=== MATERIAL ===

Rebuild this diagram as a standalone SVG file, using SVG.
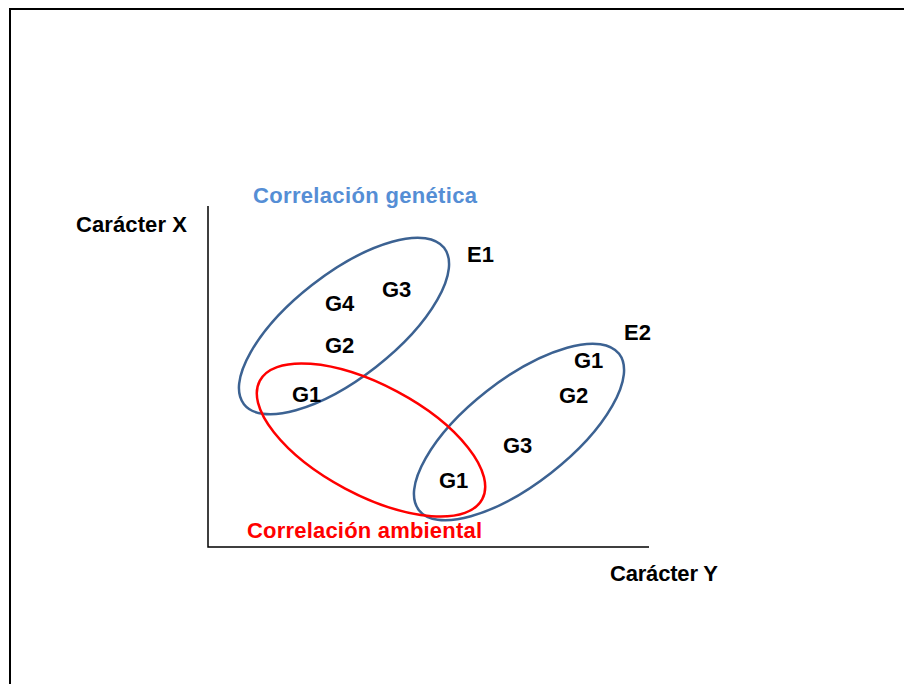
<svg xmlns="http://www.w3.org/2000/svg" width="904" height="684" viewBox="0 0 904 684">
  <style>
    text { font-family: "Liberation Sans", Arial, sans-serif; font-weight: bold; font-size: 22px; fill: #000; }
    .gen { fill: #558ED5; }
    .amb { fill: #FF0000; }
    .env { fill: none; stroke: #3C6292; stroke-width: 2.5; }
    .envr { fill: none; stroke: #FF0000; stroke-width: 2.5; }
    .axis { stroke: #000; stroke-width: 1.5; fill: none; }
  </style>
  <rect x="0" y="0" width="904" height="684" fill="#fff"/>
  <!-- frame -->
  <rect x="10" y="9" width="910" height="700" fill="none" stroke="#000" stroke-width="2"/>

  <!-- axes -->
  <g id="axes">
    <path class="axis" d="M208 206 V547 H649"/>
    <text x="76" y="232" textLength="111" lengthAdjust="spacing">Carácter X</text>
    <text x="610" y="581" textLength="108" lengthAdjust="spacing">Carácter Y</text>
  </g>

  <!-- groupings -->
  <g id="connectors">
    <ellipse id="E1-ring" class="env" cx="344" cy="326" rx="127" ry="52" transform="rotate(-38 344 326)"/>
    <ellipse id="E2-ring" class="env" cx="519" cy="432" rx="127" ry="52" transform="rotate(-38 519 432)"/>
    <ellipse id="G1-ring" class="envr" cx="371" cy="440" rx="126" ry="55" transform="rotate(28 371 440)"/>
  </g>

  <g id="label-genetica">
    <text class="gen" x="253" y="203" textLength="224" lengthAdjust="spacing">Correlación genética</text>
  </g>
  <g id="label-ambiental">
    <text class="amb" x="247" y="538" textLength="235" lengthAdjust="spacing">Correlación ambiental</text>
  </g>

  <g id="E1">
    <text x="467" y="262">E1</text>
    <text x="325" y="311">G4</text>
    <text x="382" y="297">G3</text>
    <text x="325" y="353">G2</text>
    <text x="292" y="402">G1</text>
  </g>
  <g id="E2">
    <text x="624" y="340">E2</text>
    <text x="574" y="368">G1</text>
    <text x="559" y="403">G2</text>
    <text x="503" y="453">G3</text>
    <text x="439" y="488">G1</text>
  </g>
</svg>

===

◆ **WHAT TO WORK ON**
Skip the images and write out the rest of the listing exactly.

◆ **EXERCISE OUTPUT**
Rebuild this diagram as a standalone SVG file, using SVG.
<svg xmlns="http://www.w3.org/2000/svg" width="904" height="684" viewBox="0 0 904 684">
  <style>
    text { font-family: "Liberation Sans", Arial, sans-serif; font-weight: bold; font-size: 22px; fill: #000; }
    .gen { fill: #558ED5; }
    .amb { fill: #FF0000; }
    .env { fill: none; stroke: #3C6292; stroke-width: 2.5; }
    .envr { fill: none; stroke: #FF0000; stroke-width: 2.5; }
    .axis { stroke: #000; stroke-width: 1.5; fill: none; }
  </style>
  <rect x="0" y="0" width="904" height="684" fill="#fff"/>
  <!-- frame -->
  <rect x="10" y="9" width="910" height="700" fill="none" stroke="#000" stroke-width="2"/>

  <!-- axes -->
  <g id="axes">
    <path class="axis" d="M208 206 V547 H649"/>
    <text x="76" y="232" textLength="111" lengthAdjust="spacing">Carácter X</text>
    <text x="610" y="581" textLength="108" lengthAdjust="spacing">Carácter Y</text>
  </g>

  <!-- groupings -->
  <g id="connectors">
    <ellipse id="E1-ring" class="env" cx="344" cy="326" rx="127" ry="52" transform="rotate(-38 344 326)"/>
    <ellipse id="E2-ring" class="env" cx="519" cy="432" rx="127" ry="52" transform="rotate(-38 519 432)"/>
    <ellipse id="G1-ring" class="envr" cx="371" cy="440" rx="126" ry="55" transform="rotate(28 371 440)"/>
  </g>

  <g id="label-genetica">
    <text class="gen" x="253" y="203" textLength="224" lengthAdjust="spacing">Correlación genética</text>
  </g>
  <g id="label-ambiental">
    <text class="amb" x="247" y="538" textLength="235" lengthAdjust="spacing">Correlación ambiental</text>
  </g>

  <g id="E1">
    <text x="467" y="262">E1</text>
    <text x="325" y="311">G4</text>
    <text x="382" y="297">G3</text>
    <text x="325" y="353">G2</text>
    <text x="292" y="402">G1</text>
  </g>
  <g id="E2">
    <text x="624" y="340">E2</text>
    <text x="574" y="368">G1</text>
    <text x="559" y="403">G2</text>
    <text x="503" y="453">G3</text>
    <text x="439" y="488">G1</text>
  </g>
</svg>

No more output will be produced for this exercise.